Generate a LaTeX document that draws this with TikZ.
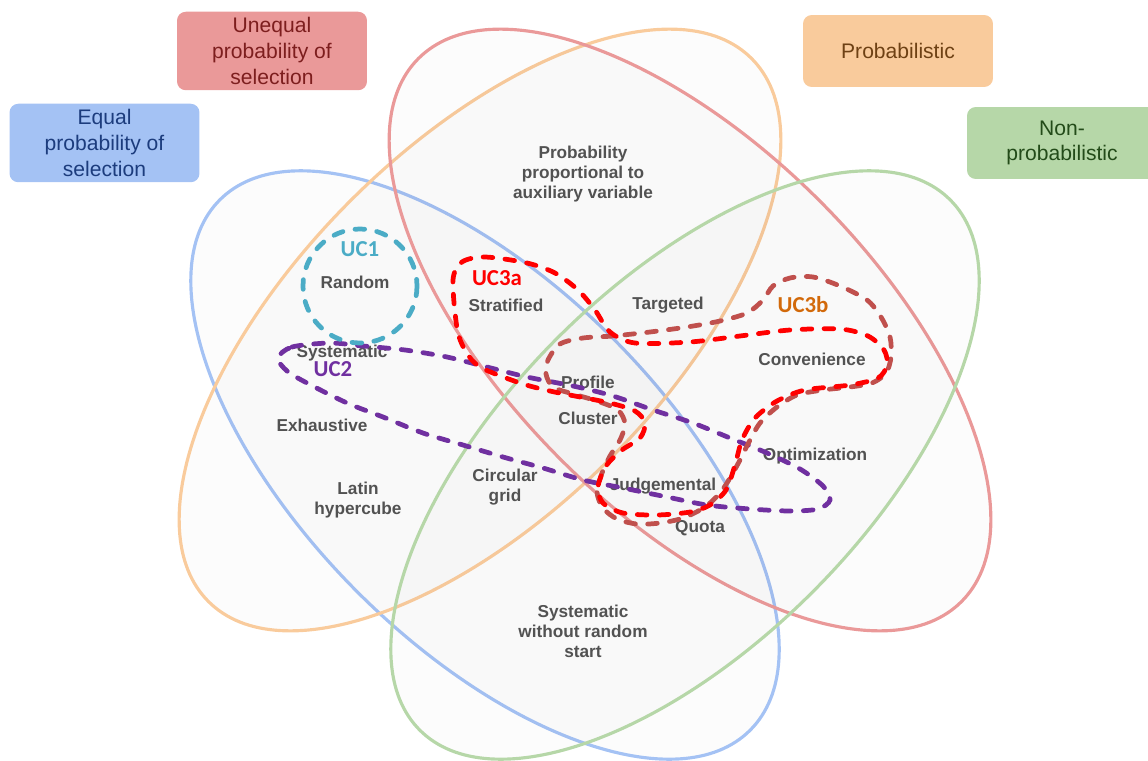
\documentclass[tikz,border=0pt]{standalone}
\usepackage{fontspec}
\setmainfont{Liberation Sans}
\newfontfamily\ucfont{Carlito}
\usetikzlibrary{positioning}
\definecolor{eqblue}{RGB}{164,194,244}
\definecolor{uneqred}{RGB}{234,153,153}
\definecolor{proborange}{RGB}{249,203,156}
\definecolor{nonprobgreen}{RGB}{182,215,168}
\definecolor{eqbluetext}{RGB}{28,60,125}
\definecolor{uneqredtext}{RGB}{125,30,30}
\definecolor{probtext}{RGB}{110,65,20}
\definecolor{nonprobtext}{RGB}{35,75,25}
\definecolor{methodgray}{RGB}{82,82,82}
\definecolor{ucone}{RGB}{75,172,198}
\definecolor{uctwo}{RGB}{112,48,160}
\definecolor{ucthreea}{RGB}{255,0,0}
\definecolor{ucthreeb}{RGB}{192,80,77}
\definecolor{ucthreebtext}{RGB}{210,105,10}

\begin{document}
\begin{tikzpicture}[x=0.02cm, y=-0.02cm,
  vennring/.style={line width=1.8pt, fill=black, fill opacity=0.012},
  catbox/.style={rectangle, rounded corners=5pt, minimum width=3.8cm, minimum height=1.44cm, align=center, font=\fontsize{12}{14.6}\selectfont},
  method/.style={align=center, text=methodgray, font=\bfseries\fontsize{9.8}{11.3}\selectfont},
  uclabel/.style={font=\ucfont\bfseries\fontsize{13}{15}\selectfont},
  usecase/.style={line width=2.7pt, line cap=round, dash pattern=on 5.5pt off 7pt}]
\useasboundingbox (0,0) rectangle (1148,760);
\path[vennring, draw=eqblue, rotate around={-45:(485,465)}] (485,465) ellipse [x radius=375, y radius=180];
\path[vennring, draw=proborange, rotate around={45:(480,330)}] (480,330) ellipse [x radius=384, y radius=183];
\path[vennring, draw=uneqred, rotate around={-45:(690,330)}] (690,330) ellipse [x radius=384, y radius=183];
\path[vennring, draw=nonprobgreen, rotate around={45:(685,465)}] (685,465) ellipse [x radius=375, y radius=180];

\node[catbox, fill=uneqred, text=uneqredtext] (unequal) at (272,51) {Unequal\\probability of\\selection};
\node[catbox, fill=eqblue, text=eqbluetext] (equal) at (104.5,143) {Equal\\probability of\\selection};
\node[catbox, fill=proborange, text=probtext] (probabilistic) at (898,51) {Probabilistic};
\node[catbox, fill=nonprobgreen, text=nonprobtext] (nonprob) at (1062,143) {Non-\\probabilistic};

\node[method] (pps) at (583,174) {Probability\\proportional to\\auxiliary variable};
\node[method] (random) at (355,282) {Random};
\node[method] (stratified) at (506,305) {Stratified};
\node[method] (targeted) at (668,305) {Targeted};
\node[method] (systematic) at (342,353) {Systematic};
\node[method] (convenience) at (812,359) {Convenience};
\node[method] (profile) at (588,382) {Profile};
\node[method] (cluster) at (588,418) {Cluster};
\node[method] (exhaustive) at (322,425) {Exhaustive};
\node[method] (optimization) at (815,456) {Optimization};
\node[method] (latin) at (358,500) {Latin\\hypercube};
\node[method] (circular) at (505,487) {Circular\\grid};
\node[method] (judgemental) at (663,486) {Judgemental};
\node[method] (quota) at (700,528) {Quota};
\node[method] (sysnorand) at (583,631) {Systematic\\without random\\start};

\draw[usecase, uctwo] plot[smooth cycle] coordinates {(278,358) (292,347) (330,343) (363,346) (405,350) (447,357) (487,367) (527,377) (573,386) (613,396) (653,410) (693,423) (730,438) (767,453) (800,469) (823,486) (830,500) (818,509) (790,511) (750,509) (707,505) (667,497) (623,488) (583,480) (543,468) (503,457) (463,445) (423,433) (383,417) (347,403) (307,383) (287,371)};
\draw[usecase, ucthreeb] plot[smooth cycle] coordinates {(548,360) (560,344) (583,338) (613,336) (650,332) (687,327) (720,321) (747,313) (763,300) (773,286) (790,278) (813,277) (840,286) (867,300) (881,317) (890,337) (891,357) (886,373) (872,383) (850,387) (823,390) (797,395) (777,407) (760,423) (749,442) (740,460) (730,478) (720,493) (705,507) (683,518) (660,523) (637,524) (617,519) (603,508) (597,492) (602,473) (610,456) (620,440) (625,424) (618,410) (597,401) (573,394) (553,387) (546,374)};
\draw[usecase, ucthreea] plot[smooth cycle] coordinates {(453,280) (462,262) (485,257) (527,263) (555,273) (578,290) (595,310) (610,332) (635,343) (690,342) (740,336) (790,330) (840,329) (868,336) (884,350) (887,365) (878,378) (850,385) (805,390) (777,401) (755,418) (742,440) (735,465) (726,490) (710,505) (690,512) (657,515) (623,513) (603,503) (598,487) (606,466) (622,450) (640,438) (645,423) (635,411) (610,403) (580,397) (550,391) (520,383) (480,367) (465,350) (457,328)};
\draw[usecase, ucone] (360,286) circle [radius=57];

\node[uclabel, text=ucone] (uc1) at (360,249) {UC1};
\node[uclabel, text=uctwo] (uc2) at (333,369) {UC2};
\node[uclabel, text=ucthreea] (uc3a) at (497,278) {UC3a};
\node[uclabel, text=ucthreebtext] (uc3b) at (803,305) {UC3b};
\end{tikzpicture}
\end{document}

- _Task statement_:
Copy out all of the material exactly as written, without its pictures.

- _Problem solution_:
Generate a LaTeX document that draws this with TikZ.
\documentclass[tikz,border=0pt]{standalone}
\usepackage{fontspec}
\setmainfont{Liberation Sans}
\newfontfamily\ucfont{Carlito}
\usetikzlibrary{positioning}
\definecolor{eqblue}{RGB}{164,194,244}
\definecolor{uneqred}{RGB}{234,153,153}
\definecolor{proborange}{RGB}{249,203,156}
\definecolor{nonprobgreen}{RGB}{182,215,168}
\definecolor{eqbluetext}{RGB}{28,60,125}
\definecolor{uneqredtext}{RGB}{125,30,30}
\definecolor{probtext}{RGB}{110,65,20}
\definecolor{nonprobtext}{RGB}{35,75,25}
\definecolor{methodgray}{RGB}{82,82,82}
\definecolor{ucone}{RGB}{75,172,198}
\definecolor{uctwo}{RGB}{112,48,160}
\definecolor{ucthreea}{RGB}{255,0,0}
\definecolor{ucthreeb}{RGB}{192,80,77}
\definecolor{ucthreebtext}{RGB}{210,105,10}

\begin{document}
\begin{tikzpicture}[x=0.02cm, y=-0.02cm,
  vennring/.style={line width=1.8pt, fill=black, fill opacity=0.012},
  catbox/.style={rectangle, rounded corners=5pt, minimum width=3.8cm, minimum height=1.44cm, align=center, font=\fontsize{12}{14.6}\selectfont},
  method/.style={align=center, text=methodgray, font=\bfseries\fontsize{9.8}{11.3}\selectfont},
  uclabel/.style={font=\ucfont\bfseries\fontsize{13}{15}\selectfont},
  usecase/.style={line width=2.7pt, line cap=round, dash pattern=on 5.5pt off 7pt}]
\useasboundingbox (0,0) rectangle (1148,760);
\path[vennring, draw=eqblue, rotate around={-45:(485,465)}] (485,465) ellipse [x radius=375, y radius=180];
\path[vennring, draw=proborange, rotate around={45:(480,330)}] (480,330) ellipse [x radius=384, y radius=183];
\path[vennring, draw=uneqred, rotate around={-45:(690,330)}] (690,330) ellipse [x radius=384, y radius=183];
\path[vennring, draw=nonprobgreen, rotate around={45:(685,465)}] (685,465) ellipse [x radius=375, y radius=180];

\node[catbox, fill=uneqred, text=uneqredtext] (unequal) at (272,51) {Unequal\\probability of\\selection};
\node[catbox, fill=eqblue, text=eqbluetext] (equal) at (104.5,143) {Equal\\probability of\\selection};
\node[catbox, fill=proborange, text=probtext] (probabilistic) at (898,51) {Probabilistic};
\node[catbox, fill=nonprobgreen, text=nonprobtext] (nonprob) at (1062,143) {Non-\\probabilistic};

\node[method] (pps) at (583,174) {Probability\\proportional to\\auxiliary variable};
\node[method] (random) at (355,282) {Random};
\node[method] (stratified) at (506,305) {Stratified};
\node[method] (targeted) at (668,305) {Targeted};
\node[method] (systematic) at (342,353) {Systematic};
\node[method] (convenience) at (812,359) {Convenience};
\node[method] (profile) at (588,382) {Profile};
\node[method] (cluster) at (588,418) {Cluster};
\node[method] (exhaustive) at (322,425) {Exhaustive};
\node[method] (optimization) at (815,456) {Optimization};
\node[method] (latin) at (358,500) {Latin\\hypercube};
\node[method] (circular) at (505,487) {Circular\\grid};
\node[method] (judgemental) at (663,486) {Judgemental};
\node[method] (quota) at (700,528) {Quota};
\node[method] (sysnorand) at (583,631) {Systematic\\without random\\start};

\draw[usecase, uctwo] plot[smooth cycle] coordinates {(278,358) (292,347) (330,343) (363,346) (405,350) (447,357) (487,367) (527,377) (573,386) (613,396) (653,410) (693,423) (730,438) (767,453) (800,469) (823,486) (830,500) (818,509) (790,511) (750,509) (707,505) (667,497) (623,488) (583,480) (543,468) (503,457) (463,445) (423,433) (383,417) (347,403) (307,383) (287,371)};
\draw[usecase, ucthreeb] plot[smooth cycle] coordinates {(548,360) (560,344) (583,338) (613,336) (650,332) (687,327) (720,321) (747,313) (763,300) (773,286) (790,278) (813,277) (840,286) (867,300) (881,317) (890,337) (891,357) (886,373) (872,383) (850,387) (823,390) (797,395) (777,407) (760,423) (749,442) (740,460) (730,478) (720,493) (705,507) (683,518) (660,523) (637,524) (617,519) (603,508) (597,492) (602,473) (610,456) (620,440) (625,424) (618,410) (597,401) (573,394) (553,387) (546,374)};
\draw[usecase, ucthreea] plot[smooth cycle] coordinates {(453,280) (462,262) (485,257) (527,263) (555,273) (578,290) (595,310) (610,332) (635,343) (690,342) (740,336) (790,330) (840,329) (868,336) (884,350) (887,365) (878,378) (850,385) (805,390) (777,401) (755,418) (742,440) (735,465) (726,490) (710,505) (690,512) (657,515) (623,513) (603,503) (598,487) (606,466) (622,450) (640,438) (645,423) (635,411) (610,403) (580,397) (550,391) (520,383) (480,367) (465,350) (457,328)};
\draw[usecase, ucone] (360,286) circle [radius=57];

\node[uclabel, text=ucone] (uc1) at (360,249) {UC1};
\node[uclabel, text=uctwo] (uc2) at (333,369) {UC2};
\node[uclabel, text=ucthreea] (uc3a) at (497,278) {UC3a};
\node[uclabel, text=ucthreebtext] (uc3b) at (803,305) {UC3b};
\end{tikzpicture}
\end{document}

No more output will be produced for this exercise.